[START COLLECTED MATERIAL]
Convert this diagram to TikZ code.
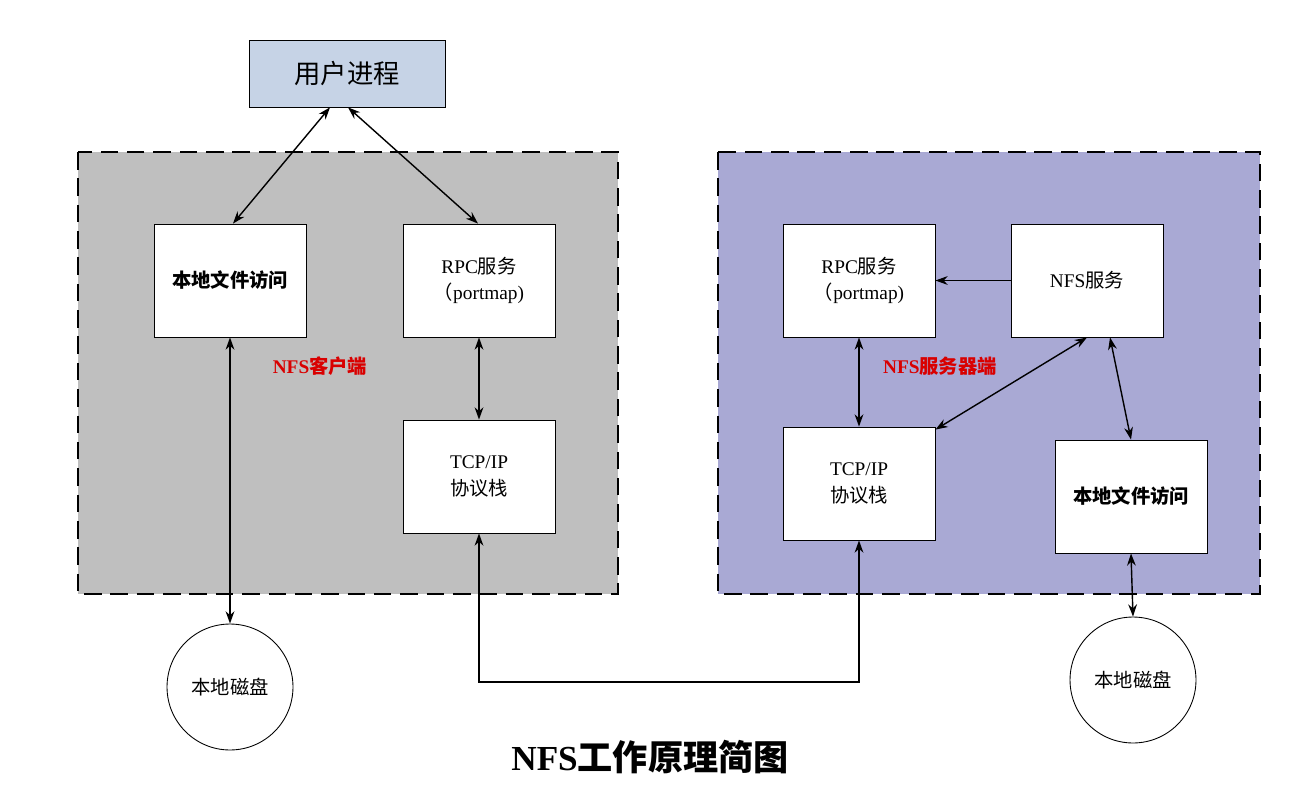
\documentclass[tikz,border=0pt]{standalone}
\usepackage{fontspec}
\setmainfont{Liberation Serif}
\newfontfamily\cjk{Noto Sans CJK SC}
\usetikzlibrary{arrows.meta,calc}
\begin{document}
\begin{tikzpicture}[x=0.02cm,y=-0.02cm,
  box/.style={draw,fill=white,minimum width=3.04cm,minimum height=2.26cm,align=center,font=\fontsize{11}{15}\selectfont,line width=0.5pt},
  region/.style={draw,line width=1.6pt,dash pattern=on 10pt off 5pt},
  arr/.style={line width=0.8pt,{Stealth[length=7pt,width=5pt]}-{Stealth[length=7pt,width=5pt]}},
  disk/.style={draw,circle,minimum size=2.52cm,fill=white,font=\fontsize{11}{15}\selectfont\cjk,line width=0.5pt},
  lab/.style={text=red!85!black,font=\bfseries\fontsize{11}{15}\selectfont}]
\useasboundingbox (0,0) rectangle (1295,791);
\fill[white] (0,0) rectangle (1295,791);
\draw[region,fill=black!25] (78,152) rectangle (618,594);
\draw[region,fill={rgb,255:red,169;green,169;blue,212}] (718,152) rectangle (1260,594);
\node[draw,fill={rgb,255:red,198;green,211;blue,230},minimum width=3.92cm,minimum height=1.34cm,font=\fontsize{15}{18}\selectfont\cjk] (user) at (347,73.5) {用户进程};
\node[box,font=\bfseries\fontsize{11}{15}\selectfont\cjk] (llocal) at (230,280.5) {本地文件访问};
\node[box] (lrpc) at (479,280.5) {RPC{\cjk 服务}\\{\cjk （}portmap)};
\node[box] (ltcp) at (479,476.5) {TCP/IP\\{\cjk 协议栈}};
\node[lab] (lclient) at (320,366) {NFS{\cjk 客户端}};
\node[disk] (ldisk) at (230,687) {本地磁盘};
\node[box] (rrpc) at (859,280.5) {RPC{\cjk 服务}\\{\cjk （}portmap)};
\node[box] (rnfs) at (1087,280.5) {NFS{\cjk 服务}};
\node[box] (rtcp) at (859,483.5) {TCP/IP\\{\cjk 协议栈}};
\node[box,font=\bfseries\fontsize{11}{15}\selectfont\cjk] (rlocal) at (1131,496.5) {本地文件访问};
\node[lab] (rserver) at (940,366) {NFS{\cjk 服务器端}};
\node[disk] (rdisk) at (1133,680) {本地磁盘};
\node[font=\bfseries\fontsize{20}{24}\selectfont] (title) at (650,757) {NFS{\cjk 工作原理简图}};
\draw[arr] ($(user.south)+(-17,0)$) -- ($(llocal.north)+(3,0)$);
\draw[arr] ($(user.south)+(1,0)$) -- ($(lrpc.north)+(-1,0)$);
\draw[arr] (llocal.south) -- (ldisk.north);
\draw[arr] (lrpc.south) -- (ltcp.north);
\coordinate (c1) at (ltcp.south |- 0,682);
\coordinate (c2) at (rtcp.south |- 0,682);
\draw[arr] (ltcp.south) -- (c1) -- (c2) -- (rtcp.south);
\draw[line width=0.8pt,-{Stealth[length=7pt,width=5pt]}] (rnfs.west) -- (rrpc.east);
\draw[arr] (rrpc.south) -- (rtcp.north);
\draw[arr] (rnfs.south) -- ($(rtcp.north east)+(0,3)$);
\draw[arr] ($(rnfs.south)+(23,0)$) -- (rlocal.north);
\draw[arr] (rlocal.south) -- (rdisk.north);
\end{tikzpicture}
\end{document}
[END COLLECTED MATERIAL]
STATED GOAL:
Leave out the pictures and retype every line above exactly.

WORKED SOLUTION:
Convert this diagram to TikZ code.
\documentclass[tikz,border=0pt]{standalone}
\usepackage{fontspec}
\setmainfont{Liberation Serif}
\newfontfamily\cjk{Noto Sans CJK SC}
\usetikzlibrary{arrows.meta,calc}
\begin{document}
\begin{tikzpicture}[x=0.02cm,y=-0.02cm,
  box/.style={draw,fill=white,minimum width=3.04cm,minimum height=2.26cm,align=center,font=\fontsize{11}{15}\selectfont,line width=0.5pt},
  region/.style={draw,line width=1.6pt,dash pattern=on 10pt off 5pt},
  arr/.style={line width=0.8pt,{Stealth[length=7pt,width=5pt]}-{Stealth[length=7pt,width=5pt]}},
  disk/.style={draw,circle,minimum size=2.52cm,fill=white,font=\fontsize{11}{15}\selectfont\cjk,line width=0.5pt},
  lab/.style={text=red!85!black,font=\bfseries\fontsize{11}{15}\selectfont}]
\useasboundingbox (0,0) rectangle (1295,791);
\fill[white] (0,0) rectangle (1295,791);
\draw[region,fill=black!25] (78,152) rectangle (618,594);
\draw[region,fill={rgb,255:red,169;green,169;blue,212}] (718,152) rectangle (1260,594);
\node[draw,fill={rgb,255:red,198;green,211;blue,230},minimum width=3.92cm,minimum height=1.34cm,font=\fontsize{15}{18}\selectfont\cjk] (user) at (347,73.5) {用户进程};
\node[box,font=\bfseries\fontsize{11}{15}\selectfont\cjk] (llocal) at (230,280.5) {本地文件访问};
\node[box] (lrpc) at (479,280.5) {RPC{\cjk 服务}\\{\cjk （}portmap)};
\node[box] (ltcp) at (479,476.5) {TCP/IP\\{\cjk 协议栈}};
\node[lab] (lclient) at (320,366) {NFS{\cjk 客户端}};
\node[disk] (ldisk) at (230,687) {本地磁盘};
\node[box] (rrpc) at (859,280.5) {RPC{\cjk 服务}\\{\cjk （}portmap)};
\node[box] (rnfs) at (1087,280.5) {NFS{\cjk 服务}};
\node[box] (rtcp) at (859,483.5) {TCP/IP\\{\cjk 协议栈}};
\node[box,font=\bfseries\fontsize{11}{15}\selectfont\cjk] (rlocal) at (1131,496.5) {本地文件访问};
\node[lab] (rserver) at (940,366) {NFS{\cjk 服务器端}};
\node[disk] (rdisk) at (1133,680) {本地磁盘};
\node[font=\bfseries\fontsize{20}{24}\selectfont] (title) at (650,757) {NFS{\cjk 工作原理简图}};
\draw[arr] ($(user.south)+(-17,0)$) -- ($(llocal.north)+(3,0)$);
\draw[arr] ($(user.south)+(1,0)$) -- ($(lrpc.north)+(-1,0)$);
\draw[arr] (llocal.south) -- (ldisk.north);
\draw[arr] (lrpc.south) -- (ltcp.north);
\coordinate (c1) at (ltcp.south |- 0,682);
\coordinate (c2) at (rtcp.south |- 0,682);
\draw[arr] (ltcp.south) -- (c1) -- (c2) -- (rtcp.south);
\draw[line width=0.8pt,-{Stealth[length=7pt,width=5pt]}] (rnfs.west) -- (rrpc.east);
\draw[arr] (rrpc.south) -- (rtcp.north);
\draw[arr] (rnfs.south) -- ($(rtcp.north east)+(0,3)$);
\draw[arr] ($(rnfs.south)+(23,0)$) -- (rlocal.north);
\draw[arr] (rlocal.south) -- (rdisk.north);
\end{tikzpicture}
\end{document}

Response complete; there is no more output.